Everything from the line with "Reproduce this chart with matplotlib." down to the line with "from matplotlib.lines import Line2D" below must be printed exactly, those two lines included. Exclude pictures.

** START **

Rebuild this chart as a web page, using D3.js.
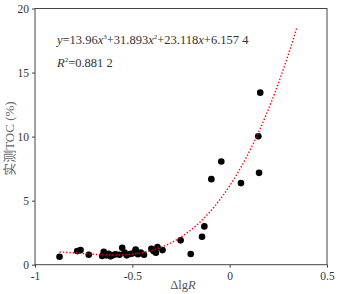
<!DOCTYPE html>
<html>
<head>
<meta charset="utf-8">
<script src="https://cdn.jsdelivr.net/npm/d3@7"></script>
<style>
  body { margin: 0; background: #fff; }
  svg { display: block; }
  .axis text { font-family: "Liberation Serif", "DejaVu Serif", serif; font-size: 11.5px; fill: #333; }
  .axis path, .axis line { stroke: #444; }
</style>
</head>
<body>
<svg width="341" height="294"></svg>
<script>
var width = 341;
var height = 294;
var margin = { left: 35, top: 8.5, right: 14, bottom: 29.3 };

// measured points (ΔlgR, TOC %)
var dlgR = [-0.874, -0.783, -0.766, -0.724, -0.655, -0.647, -0.633, -0.621, -0.612, -0.598,
  -0.586, -0.566, -0.552, -0.540, -0.529, -0.512, -0.500, -0.484, -0.483, -0.471,
  -0.457, -0.440, -0.402, -0.391, -0.379, -0.371, -0.345, -0.252, -0.200, -0.142,
  -0.130, -0.094, -0.043, 0.058, 0.147, 0.151, 0.157];
var toc = [0.62, 1.06, 1.14, 0.78, 0.68, 1.01, 0.73, 0.86, 0.65, 0.75,
  0.81, 0.78, 1.32, 0.94, 0.73, 0.83, 0.88, 1.06, 1.19, 0.81,
  0.94, 0.78, 1.25, 1.06, 0.94, 1.38, 1.14, 1.90, 0.83, 2.18,
  2.99, 6.68, 8.06, 6.37, 10.03, 7.17, 13.43];

// trend line y = a x^3 + b x^2 + c x + d, as printed on the chart
var coef = [13.96, 31.893, 23.118, 6.1574];
var fitRange = [-0.874, 0.35];

var xTicks = [-1, -0.5, 0, 0.5];
var yTicks = [0, 5, 10, 15, 20];

var xScale = d3.scaleLinear().domain([-1, 0.5]).range([margin.left, width - margin.right]);
var yScale = d3.scaleLinear().domain([0, 20]).range([height - margin.bottom, margin.top]);

var svg = d3.select("svg");

// frame
svg.append("rect")
  .attr("x", margin.left)
  .attr("y", margin.top)
  .attr("width", width - margin.left - margin.right)
  .attr("height", height - margin.top - margin.bottom)
  .attr("fill", "none")
  .attr("stroke", "#444");

var xAxis = d3.axisBottom(xScale).tickValues(xTicks).tickSize(3).tickSizeOuter(0)
  .tickFormat(function(d) { return d3.format("")(d).replace("−", "-"); });
var yAxis = d3.axisLeft(yScale).tickValues(yTicks).tickSize(3).tickSizeOuter(0);

svg.append("g")
  .attr("class", "axis")
  .attr("transform", "translate(0," + (height - margin.bottom) + ")")
  .call(xAxis)
  .call(function(g) { g.select(".domain").remove(); })
  .selectAll("text").attr("dy", "0.85em");

svg.append("g")
  .attr("class", "axis")
  .attr("transform", "translate(" + margin.left + ",0)")
  .call(yAxis)
  .call(function(g) { g.select(".domain").remove(); });

// fitted curve (dotted red)
var xs = d3.range(fitRange[0], fitRange[1] + 0.001, 0.01);
var line = d3.line()
  .x(function(d) { return xScale(d); })
  .y(function(d) { return yScale(((coef[0] * d + coef[1]) * d + coef[2]) * d + coef[3]); });

// points
svg.append("g").selectAll("circle").data(d3.range(dlgR.length))
  .enter()
  .append("circle")
  .attr("cx", function(i) { return xScale(dlgR[i]); })
  .attr("cy", function(i) { return yScale(toc[i]); })
  .attr("r", 3.3)
  .attr("fill", "#000");

svg.append("path")
  .datum(xs)
  .attr("d", line)
  .attr("fill", "none")
  .attr("stroke", "#f00")
  .attr("stroke-width", 1.4)
  .attr("stroke-dasharray", "1.4,1.9");

// equation text
var serif = "'Liberation Serif', 'DejaVu Serif', serif";
var eq = svg.append("text")
  .attr("x", 57).attr("y", 44)
  .attr("font-family", serif).attr("font-size", 12.5).attr("fill", "#333");
eq.append("tspan").attr("font-style", "italic").text("y");
eq.append("tspan").text("=13.96");
eq.append("tspan").attr("font-style", "italic").text("x");
eq.append("tspan").attr("font-size", 7).attr("dy", -5).text("3");
eq.append("tspan").attr("dy", 5).text("+31.893");
eq.append("tspan").attr("font-style", "italic").text("x");
eq.append("tspan").attr("font-size", 7).attr("dy", -5).text("2");
eq.append("tspan").attr("dy", 5).text("+23.118");
eq.append("tspan").attr("font-style", "italic").text("x");
eq.append("tspan").text("+6.157 4");

var r2 = svg.append("text")
  .attr("x", 57).attr("y", 67)
  .attr("font-family", serif).attr("font-size", 12.5).attr("fill", "#333");
r2.append("tspan").attr("font-style", "italic").text("R");
r2.append("tspan").attr("font-size", 7).attr("dy", -5).text("2");
r2.append("tspan").attr("dy", 5).text("=0.881 2");

// axis titles
var xt = svg.append("text")
  .attr("x", (margin.left + width - margin.right) / 2 + 2)
  .attr("y", 289)
  .attr("text-anchor", "middle")
  .attr("font-family", serif).attr("font-size", 12.5).attr("fill", "#555");
xt.append("tspan").text("Δlg");
xt.append("tspan").attr("font-style", "italic").text("R");

svg.append("text")
  .attr("transform", "translate(14," + ((margin.top + height - margin.bottom) / 2 + 2) + ") rotate(-90)")
  .attr("text-anchor", "middle")
  .attr("font-family", "'Liberation Serif', 'Noto Sans CJK SC', serif")
  .attr("font-size", 13).attr("fill", "#666")
  .text("实测TOC (%)");
</script>
</body>
</html>
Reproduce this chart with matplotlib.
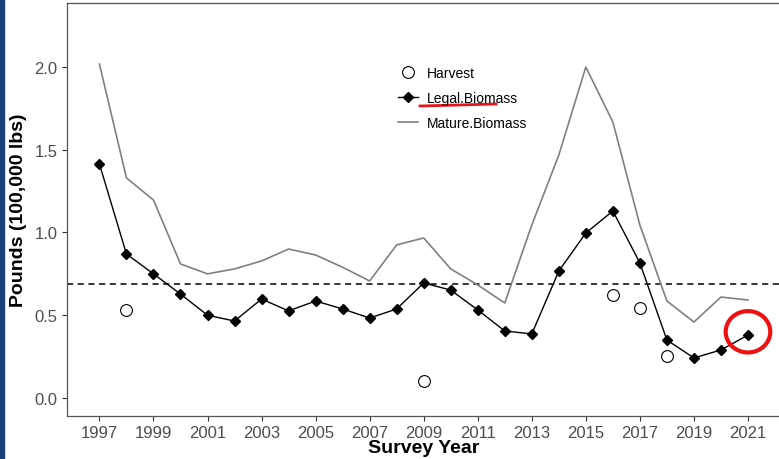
import matplotlib
matplotlib.use("Agg")
import matplotlib.pyplot as plt
from matplotlib.patches import Ellipse, Rectangle
from matplotlib.lines import Line2D

plt.rcParams['font.family'] = ['Liberation Sans', 'DejaVu Sans']

years = list(range(1997, 2022))
legal_biomass = [1.414, 0.870, 0.750, 0.628, 0.500, 0.465, 0.598, 0.526, 0.586, 0.538,
                 0.483, 0.538, 0.695, 0.652, 0.532, 0.405, 0.387, 0.767, 0.997, 1.130,
                 0.816, 0.350, 0.242, 0.290, 0.380]
mature_biomass = [2.018, 1.330, 1.196, 0.810, 0.750, 0.780, 0.828, 0.900, 0.864, 0.790,
                  0.707, 0.925, 0.967, 0.780, 0.683, 0.574, 1.045, 1.468, 2.000, 1.668,
                  1.045, 0.586, 0.459, 0.610, 0.592]
harvest_years = [1998, 2009, 2016, 2017, 2018]
harvest = [0.530, 0.100, 0.622, 0.544, 0.254]
reference_level = 0.689

W, H = 779, 460
fig = plt.figure(figsize=(W / 100, H / 100), dpi=100)
ax = fig.add_axes([67 / W, 1 - 417 / H, (780.4 - 67) / W, (417 - 4) / H])

# left edge strip from the slide
fig.patches.append(Rectangle((0, 0), 3.5 / W, 1, transform=fig.transFigure,
                             color='#1b3f7a', zorder=10))

ax.axhline(reference_level, color='black', ls=(0, (4, 3)), lw=1.1, zorder=1)
ax.plot(years, mature_biomass, color='#808080', lw=1.2, zorder=2)
ax.plot(years, legal_biomass, color='black', lw=1.0, marker='D', ms=5.5, zorder=3)
ax.plot(harvest_years, harvest, ls='none', marker='o', ms=8.5, mfc='white',
        mec='black', mew=0.8, zorder=4)

ax.set_xlim(1995.8, 2022.2)
ax.set_ylim(-0.109, 2.387)
ax.set_xticks(range(1997, 2022, 2))
ax.set_yticks([0.0, 0.5, 1.0, 1.5, 2.0])
ax.set_yticklabels(['0.0', '0.5', '1.0', '1.5', '2.0'])
ax.tick_params(labelsize=12, labelcolor='#4d4d4d', color='#333333', length=3.5, width=0.8)
ax.tick_params(axis='x', pad=3)
for s in ax.spines.values():
    s.set_color('#555555')
    s.set_linewidth(0.9)

ax.set_xlabel('Survey Year', fontsize=14, fontweight='bold', labelpad=-1)
ax.set_ylabel('Pounds (100,000 lbs)', fontsize=14, fontweight='bold', labelpad=5)

handles = [
    Line2D([], [], ls='none', marker='o', ms=8.5, mfc='white', mec='black', mew=0.8),
    Line2D([], [], color='black', lw=1.0, marker='D', ms=5.5),
    Line2D([], [], color='#808080', lw=1.2),
]
fig.legend(handles, ['Harvest', 'Legal.Biomass', 'Mature.Biomass'],
           loc='upper left', bbox_to_anchor=(391 / W, 1 - 60 / H),
           frameon=False, fontsize=10, handlelength=1.45, handletextpad=0.6,
           labelspacing=0.78, borderpad=0)

# red highlights
fig.add_artist(Line2D([420 / W, 496 / W], [1 - 107 / H, 1 - 105 / H],
                      transform=fig.transFigure, color='#e8141b', lw=2))
ax.add_patch(Ellipse((years[-1], legal_biomass[-1] + 0.02), 1.65, 0.25,
                     fill=False, ec='#ee1111', lw=3, clip_on=False, zorder=5))

fig.savefig('out.png', dpi=100)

** END **

• EXPECTED OUTPUT
Reproduce this chart with matplotlib.
import matplotlib
matplotlib.use("Agg")
import matplotlib.pyplot as plt
from matplotlib.patches import Ellipse, Rectangle
from matplotlib.lines import Line2D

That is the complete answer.